Aim of the exercise:
Return the material exactly as supplied, apart from the pictures, which are omitted.

Raw data:

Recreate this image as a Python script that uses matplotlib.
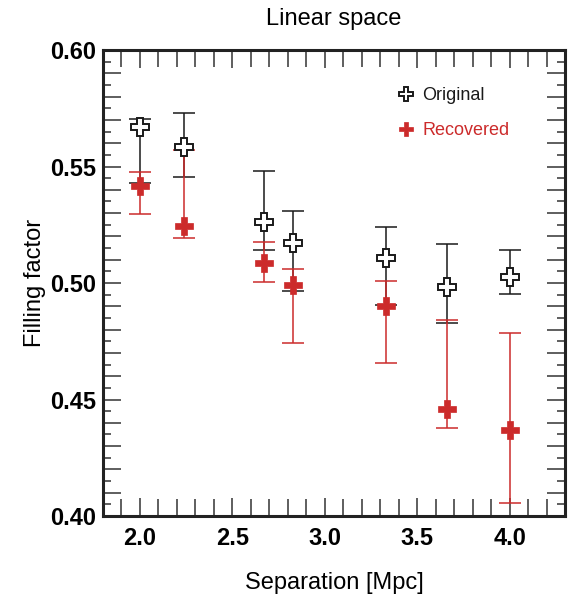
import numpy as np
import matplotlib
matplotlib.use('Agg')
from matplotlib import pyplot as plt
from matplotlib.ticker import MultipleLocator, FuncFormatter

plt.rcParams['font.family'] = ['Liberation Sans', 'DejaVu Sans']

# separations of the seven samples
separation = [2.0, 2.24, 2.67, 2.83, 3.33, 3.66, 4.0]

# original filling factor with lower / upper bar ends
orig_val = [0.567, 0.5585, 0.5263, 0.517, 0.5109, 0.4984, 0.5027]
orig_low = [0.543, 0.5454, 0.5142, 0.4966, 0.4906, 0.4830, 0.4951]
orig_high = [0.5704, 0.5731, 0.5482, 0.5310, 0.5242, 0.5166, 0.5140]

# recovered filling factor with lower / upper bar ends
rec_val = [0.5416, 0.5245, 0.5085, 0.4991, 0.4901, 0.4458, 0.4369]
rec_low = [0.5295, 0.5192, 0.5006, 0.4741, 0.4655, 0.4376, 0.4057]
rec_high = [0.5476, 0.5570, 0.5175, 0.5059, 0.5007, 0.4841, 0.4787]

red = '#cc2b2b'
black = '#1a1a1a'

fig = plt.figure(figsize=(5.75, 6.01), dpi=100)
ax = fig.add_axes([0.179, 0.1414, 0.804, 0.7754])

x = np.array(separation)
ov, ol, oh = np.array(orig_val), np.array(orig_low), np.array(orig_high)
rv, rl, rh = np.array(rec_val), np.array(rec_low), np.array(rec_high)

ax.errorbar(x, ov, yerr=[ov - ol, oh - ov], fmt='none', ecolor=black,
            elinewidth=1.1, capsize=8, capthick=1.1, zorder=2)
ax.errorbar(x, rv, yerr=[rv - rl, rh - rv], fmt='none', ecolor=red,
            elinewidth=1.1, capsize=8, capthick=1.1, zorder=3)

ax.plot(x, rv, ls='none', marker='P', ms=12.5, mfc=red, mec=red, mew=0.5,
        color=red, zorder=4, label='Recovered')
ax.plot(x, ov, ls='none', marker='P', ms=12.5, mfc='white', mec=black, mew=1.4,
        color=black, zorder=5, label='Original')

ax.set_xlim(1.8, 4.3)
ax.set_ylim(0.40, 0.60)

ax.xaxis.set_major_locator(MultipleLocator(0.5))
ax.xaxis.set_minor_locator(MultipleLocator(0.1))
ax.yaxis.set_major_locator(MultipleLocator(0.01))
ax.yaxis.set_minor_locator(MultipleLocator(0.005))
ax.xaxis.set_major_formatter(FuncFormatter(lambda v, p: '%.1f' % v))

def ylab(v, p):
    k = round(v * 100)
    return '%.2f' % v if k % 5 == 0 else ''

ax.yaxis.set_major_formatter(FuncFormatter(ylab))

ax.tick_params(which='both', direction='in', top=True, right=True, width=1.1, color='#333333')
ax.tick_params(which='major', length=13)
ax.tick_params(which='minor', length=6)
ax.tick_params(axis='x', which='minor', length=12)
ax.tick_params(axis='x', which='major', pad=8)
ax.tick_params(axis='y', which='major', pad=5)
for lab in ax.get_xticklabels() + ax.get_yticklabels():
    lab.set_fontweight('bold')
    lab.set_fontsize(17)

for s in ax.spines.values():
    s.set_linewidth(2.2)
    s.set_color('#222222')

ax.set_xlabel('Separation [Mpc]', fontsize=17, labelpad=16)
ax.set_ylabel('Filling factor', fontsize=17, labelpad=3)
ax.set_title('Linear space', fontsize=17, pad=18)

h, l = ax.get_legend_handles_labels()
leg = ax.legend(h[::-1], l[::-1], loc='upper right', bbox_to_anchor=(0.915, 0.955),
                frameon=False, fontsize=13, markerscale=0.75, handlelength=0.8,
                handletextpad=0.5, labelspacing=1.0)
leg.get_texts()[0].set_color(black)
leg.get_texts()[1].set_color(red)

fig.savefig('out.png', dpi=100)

Task result:
Recreate this image as a Python script that uses matplotlib.
import numpy as np
import matplotlib
matplotlib.use('Agg')
from matplotlib import pyplot as plt
from matplotlib.ticker import MultipleLocator, FuncFormatter

plt.rcParams['font.family'] = ['Liberation Sans', 'DejaVu Sans']

# separations of the seven samples
separation = [2.0, 2.24, 2.67, 2.83, 3.33, 3.66, 4.0]

# original filling factor with lower / upper bar ends
orig_val = [0.567, 0.5585, 0.5263, 0.517, 0.5109, 0.4984, 0.5027]
orig_low = [0.543, 0.5454, 0.5142, 0.4966, 0.4906, 0.4830, 0.4951]
orig_high = [0.5704, 0.5731, 0.5482, 0.5310, 0.5242, 0.5166, 0.5140]

# recovered filling factor with lower / upper bar ends
rec_val = [0.5416, 0.5245, 0.5085, 0.4991, 0.4901, 0.4458, 0.4369]
rec_low = [0.5295, 0.5192, 0.5006, 0.4741, 0.4655, 0.4376, 0.4057]
rec_high = [0.5476, 0.5570, 0.5175, 0.5059, 0.5007, 0.4841, 0.4787]

red = '#cc2b2b'
black = '#1a1a1a'

fig = plt.figure(figsize=(5.75, 6.01), dpi=100)
ax = fig.add_axes([0.179, 0.1414, 0.804, 0.7754])

x = np.array(separation)
ov, ol, oh = np.array(orig_val), np.array(orig_low), np.array(orig_high)
rv, rl, rh = np.array(rec_val), np.array(rec_low), np.array(rec_high)

ax.errorbar(x, ov, yerr=[ov - ol, oh - ov], fmt='none', ecolor=black,
            elinewidth=1.1, capsize=8, capthick=1.1, zorder=2)
ax.errorbar(x, rv, yerr=[rv - rl, rh - rv], fmt='none', ecolor=red,
            elinewidth=1.1, capsize=8, capthick=1.1, zorder=3)

ax.plot(x, rv, ls='none', marker='P', ms=12.5, mfc=red, mec=red, mew=0.5,
        color=red, zorder=4, label='Recovered')
ax.plot(x, ov, ls='none', marker='P', ms=12.5, mfc='white', mec=black, mew=1.4,
        color=black, zorder=5, label='Original')

ax.set_xlim(1.8, 4.3)
ax.set_ylim(0.40, 0.60)

ax.xaxis.set_major_locator(MultipleLocator(0.5))
ax.xaxis.set_minor_locator(MultipleLocator(0.1))
ax.yaxis.set_major_locator(MultipleLocator(0.01))
ax.yaxis.set_minor_locator(MultipleLocator(0.005))
ax.xaxis.set_major_formatter(FuncFormatter(lambda v, p: '%.1f' % v))

def ylab(v, p):
    k = round(v * 100)
    return '%.2f' % v if k % 5 == 0 else ''

ax.yaxis.set_major_formatter(FuncFormatter(ylab))

ax.tick_params(which='both', direction='in', top=True, right=True, width=1.1, color='#333333')
ax.tick_params(which='major', length=13)
ax.tick_params(which='minor', length=6)
ax.tick_params(axis='x', which='minor', length=12)
ax.tick_params(axis='x', which='major', pad=8)
ax.tick_params(axis='y', which='major', pad=5)
for lab in ax.get_xticklabels() + ax.get_yticklabels():
    lab.set_fontweight('bold')
    lab.set_fontsize(17)

for s in ax.spines.values():
    s.set_linewidth(2.2)
    s.set_color('#222222')

ax.set_xlabel('Separation [Mpc]', fontsize=17, labelpad=16)
ax.set_ylabel('Filling factor', fontsize=17, labelpad=3)
ax.set_title('Linear space', fontsize=17, pad=18)

h, l = ax.get_legend_handles_labels()
leg = ax.legend(h[::-1], l[::-1], loc='upper right', bbox_to_anchor=(0.915, 0.955),
                frameon=False, fontsize=13, markerscale=0.75, handlelength=0.8,
                handletextpad=0.5, labelspacing=1.0)
leg.get_texts()[0].set_color(black)
leg.get_texts()[1].set_color(red)

fig.savefig('out.png', dpi=100)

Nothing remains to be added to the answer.